Очевидно, «Вопросы Милинды» были переведены на пали уже на Цейлоне ранее середины 5-го века, поскольку Буддхагхоса постоянно цитирует это сочинение. - Палийский перевод был сделан на Цейлоне еще до Буддхагхосы, который регулярно его цитирует.

комментарий на Виная-питаку - комментарий к Виная-питаке

Кажется, что комментарии на Абхидхамму должны носить общее название Параматтхакатха - По-видимому, комментарии к Абхидхамме носили общее название Параматтхакатха

Комметарий - комментарий

в котором содержится история Будды в прошлых рождениях вплоть до освящения монастыря в роще Джеты в Саваттхи (т. е. до последнего рождения – А. Г.).  - в котором содержится жизнеописание Будды в его прошлых рождениях, и в последнем рождении вплоть до принесения ему в дар рощи Джета в Саваттхи.

но представляет общее достояние индийского духа (народа) Это доказывается - а представляет собой общенародное достояние Индии. Это доказывается, среди прочего, 

монахи и святые - монахи и праведники 

Дхаммапала (Dhammapaala), составивший комментарий, называемый - Дхаммапала (Dhammapaala) из Падаратиттхи (Padaratittha)Dсоставил комментарий под названием 

Параматха-манджуса  - Параматтха-маньджуса

также называемая Муккхаматтадипани - также называемую Мукхаматтадипани 




> Надеюсь, Дмитрий напишет немного о Вимутти-магге - без этого данный раздел не будет закончен


Кроме Вимуттимагги, в китайском переводе сохранилась Samantapasadika (Shan Tien Pi Po Sha), судя по всему, более ранний вариант, чем составленный Буддхагхосой,

http://buddhist.ru/board/showthread....0645#post30645

издан её перевод на английский by Bapat and Hirakawa.

Shanjianlu piposha (Samantapasadika), T.24.1462.706a-707a, trans. in R V. Bapat and A. Hirakawa, Shan-chien-p'i-po-sha; a Chinese version by Sanghabhadra of Samantapasadika (Poona: Bhandarkar Oriental Research Institute, 1970). 

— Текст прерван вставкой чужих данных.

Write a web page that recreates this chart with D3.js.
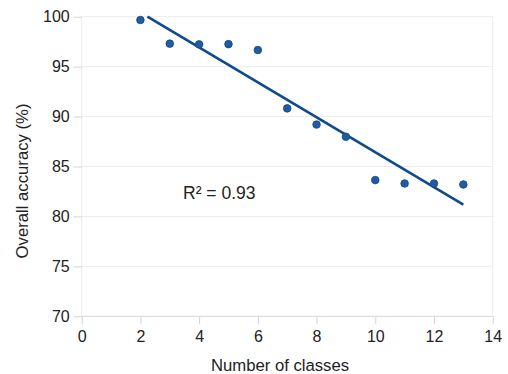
<!DOCTYPE html>
<html>
<head>
<meta charset="utf-8">
<script src="https://cdn.jsdelivr.net/npm/d3@7"></script>
<style>
body { margin: 0; background: #fff; }
text { font-family: "Liberation Sans", Arial, sans-serif; fill: #222; }
</style>
</head>
<body>
<div id="chart"></div>
<script>
var classes = [2, 3, 4, 5, 6, 7, 8, 9, 10, 11, 12, 13];
var accuracy = [99.67, 97.3, 97.23, 97.25, 96.66, 90.82, 89.2, 87.98, 83.64, 83.3, 83.3, 83.2];
var xTicks = [0, 2, 4, 6, 8, 10, 12, 14];
var yTicks = [70, 75, 80, 85, 90, 95, 100];
var r2Label = "R\u00b2 = 0.93";

var width = 508, height = 374;
var margin = {left: 81.7, right: 15.3, top: 16.7, bottom: 57.7};

var svg = d3.select("#chart").append("svg").attr("width", width).attr("height", height);

var x = d3.scaleLinear().domain([0, 14]).range([margin.left, width - margin.right]);
var y = d3.scaleLinear().domain([70, 100]).range([height - margin.bottom, margin.top]);

// grid
svg.selectAll(".hgrid").data(yTicks).enter().append("line")
	.attr("x1", x(0)).attr("x2", x(14))
	.attr("y1", function(d){ return y(d); }).attr("y2", function(d){ return y(d); })
	.attr("stroke", function(d){ return d == 70 ? "#d4d4d4" : "#ececec"; }).attr("stroke-width", 1);
svg.append("line").attr("x1", x(0)).attr("x2", x(0)).attr("y1", y(100)).attr("y2", y(70))
	.attr("stroke", "#ececec");
svg.append("line").attr("x1", x(14)).attr("x2", x(14)).attr("y1", y(100)).attr("y2", y(70))
	.attr("stroke", "#ececec");

// axes
var xAxis = svg.append("g").attr("transform", "translate(0," + y(70) + ")")
	.call(d3.axisBottom(x).tickValues(xTicks).tickSize(8).tickPadding(6));
var yAxis = svg.append("g").attr("transform", "translate(" + x(0) + ",0)")
	.call(d3.axisLeft(y).tickValues(yTicks).tickSize(8).tickPadding(4));
[xAxis, yAxis].forEach(function(g)
{
	g.select(".domain").remove();
	g.selectAll(".tick line").attr("stroke", "#d4d4d4");
	g.selectAll(".tick text").attr("font-size", 16).style("fill", "#222")
		.attr("font-family", "Liberation Sans, Arial, sans-serif");
});

// linear trend line (least squares), clipped to the plot
var mx = d3.mean(classes), my = d3.mean(accuracy);
var sxy = 0, sxx = 0;
for(var i=0;i<classes.length;i++)
{
	sxy += (classes[i]-mx)*(accuracy[i]-my);
	sxx += (classes[i]-mx)*(classes[i]-mx);
}
var slope = sxy/sxx, icpt = my - slope*mx;
var x0 = classes[0], x1 = classes[classes.length-1];
if(icpt + slope*x0 > 100) x0 = (100 - icpt)/slope;
svg.append("line")
	.attr("x1", x(x0)).attr("y1", y(icpt + slope*x0))
	.attr("x2", x(x1)).attr("y2", y(icpt + slope*x1))
	.attr("stroke", "#0f4a8c").attr("stroke-width", 2.6);

// points
svg.selectAll(".pt").data(classes).enter().append("circle")
	.attr("cx", function(d){ return x(d); })
	.attr("cy", function(d, i){ return y(accuracy[i]); })
	.attr("r", 3.8)
	.attr("fill", "#1f5ca3").attr("stroke", "#14467f").attr("stroke-width", 0.8);

svg.append("text").attr("x", 183).attr("y", 199).attr("font-size", 17.5).text(r2Label);

svg.append("text").attr("x", 280).attr("y", 370.5).attr("text-anchor", "middle")
	.attr("font-size", 16.7).text("Number of classes");
svg.append("text").attr("transform", "translate(28," + 181 + ") rotate(-90)")
	.attr("text-anchor", "middle").attr("font-size", 16.7).text("Overall accuracy (%)");
</script>
</body>
</html>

Многое сохранилось в тибетских переводах (в том числе часть Вимуттимагги). Тхеравадинской литературе в тибетском каноне посвящена обширная статья Питера Скиллинга, 

Theravaadin Literature in Tibetan Translation (Peter Skilling)
Journal of the Pali Text Society, Vol. XIX, 1993 

которую я могу выслать.

Я уже вкратце рассказал о Вимуттимагге в треде: 
http://buddhist.ru/board/showthread....7913#post27913
Для краткой справки этого, наверное, достаточно.

----------


## Aleksey

Текст исправлен с учётом замечаний Дмитрия, добавлено приложение о Вимуттимагге. Я оставил субкомментарий - в какой-то степени это слово уже прижилось в русском языке, его использовали Островская, Исаева, может ещё кто. Забавно, но такое понятие встречается даже в госте по полиграфическим терминам.
Всего доброго
Алексей

----------